¿Qué le sucedió a James Bond?
El cómic de Neil Gaiman y Andy Kubert Batman: ¿Qué le sucedió al cruzado enmascarado? (2009) se permitía trastear con la idea de la posición que ocuparía el hombre murciélago tras décadas y décadas de servicio ininterrumpido a Gotham. Como si de un sueño se tratara (en la estela de las secuencias oníricas más inspiradas de Los Soprano) el féretro abierto de Bruce Wayne, con éste a su vez contemplando incrédulo desde fuera, facultaba la aparición de acólitos y antagonistas del huérfano multimillonario, convocados a rendir un último adiós a tan imponente y representativa figura. Años de tradición comiquera confluían en lo que finalmente se revelaba como un renacer del vigilante encapotado, pues, como nos han recordado ya este año, Batman no puede morir, porque allá donde las personas caen, los símbolos perviven.
En Skyfall (Sam Mendes, 2012), a la que podríamos empezar a considerar como la película definitoria de James Bond, se juega también con la idea de la muerte y el renacer. Ya en los espléndidos títulos de crédito, entre calaveras y tumbas, atisbamos el nombre del héroe, al que creemos muerto, inscrito en una lápida. Su regreso al mundo de los vivos tras disfrutar de la muerte en un infierno tropical entronca con el que dice ser su pasatiempo, la resurrección. Algo que podríamos extrapolar a la realidad, y que nos da la clave de este portentoso acercamiento del director Sam Mendes al espía británico. Al igual que la historia de Gaiman, la que es la cinta número 23 de 007 reconcilia, a través de guiños referenciales perfectamente colocados, el ayer del agente secreto con su presente y su futuro. Si The Artist fue definida por muchos como una carta de amor al cine de otra época, Skyfall es una carta de amor a los Bond de todas las épocas, al que ahora Mendes aporta su particular y estimulante visión.

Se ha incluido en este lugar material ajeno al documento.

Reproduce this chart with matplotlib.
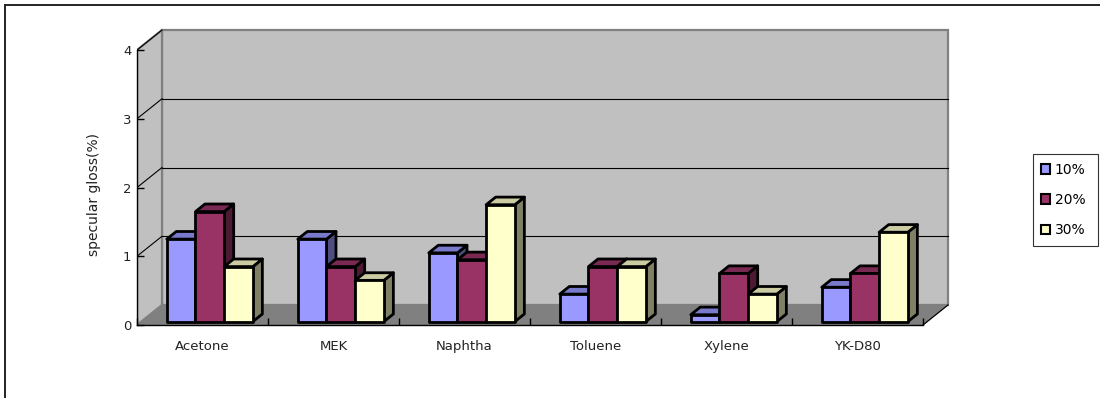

Uno de los mayores aciertos de la cinta es el aparente vacio que ocupa respecto a la línea temporal establecida en Casino Royale (Martin Campbell, 2006). Aquí se incide en la trayectoria pasada de Bond y se subraya el largo tiempo que lleva entregado al servicio de su majestad, lo que posibilita otorgar al personaje una concepción casi de regreso del héroe, al que además se echa en cara el no haber permanecido muerto. Se cuestiona también por el camino la funcionalidad y necesidad de un sistema, personificado en una excelsa Judi Dench como M, que se ve como obsoleto tanto por el propio país al que sirve como por el villano que compone Javier Bardem, al borde de la caricatura pero sin caer nunca en ella, deudor de los grandes antagonistas de la saga que consigue tocar nuevos e interesantes palos. La acción, magníficamente rodada y fotografiada -el nombre de Roger Deakins suena estos días como nunca antes- devuelve a Gran Bretaña al primer plano, escenario por cuyas sombras vuelve a moverse un espía que reflexiona sobre sus propios medios expresivos, acompañado de los vítores de una platea que reconoce a su héroe al verle regalar un brindis a sus oponentes o colocarse bien los puños de la chaqueta tras arrollar un tren, sin tener que justificarse o pedir perdón por ello. Se recupera, además, el concepto -más literario que cinematográfico- de chica Bond como femme fatale trágica, gratificante trabajo de la francesa Bérénice Marlohe.
Así, medio siglo después de su bautismo cinematográfico, Bond muere para renacer; perfectamente consciente de su pasado, sobre el que una revelación final ayuda a profundizar, y en sintonía ya propia con un mañana que comienza, paradójicamente, como lo hacía el ayer, y que otorga un sentido acabado a la pregunta que encabeza esta crítica.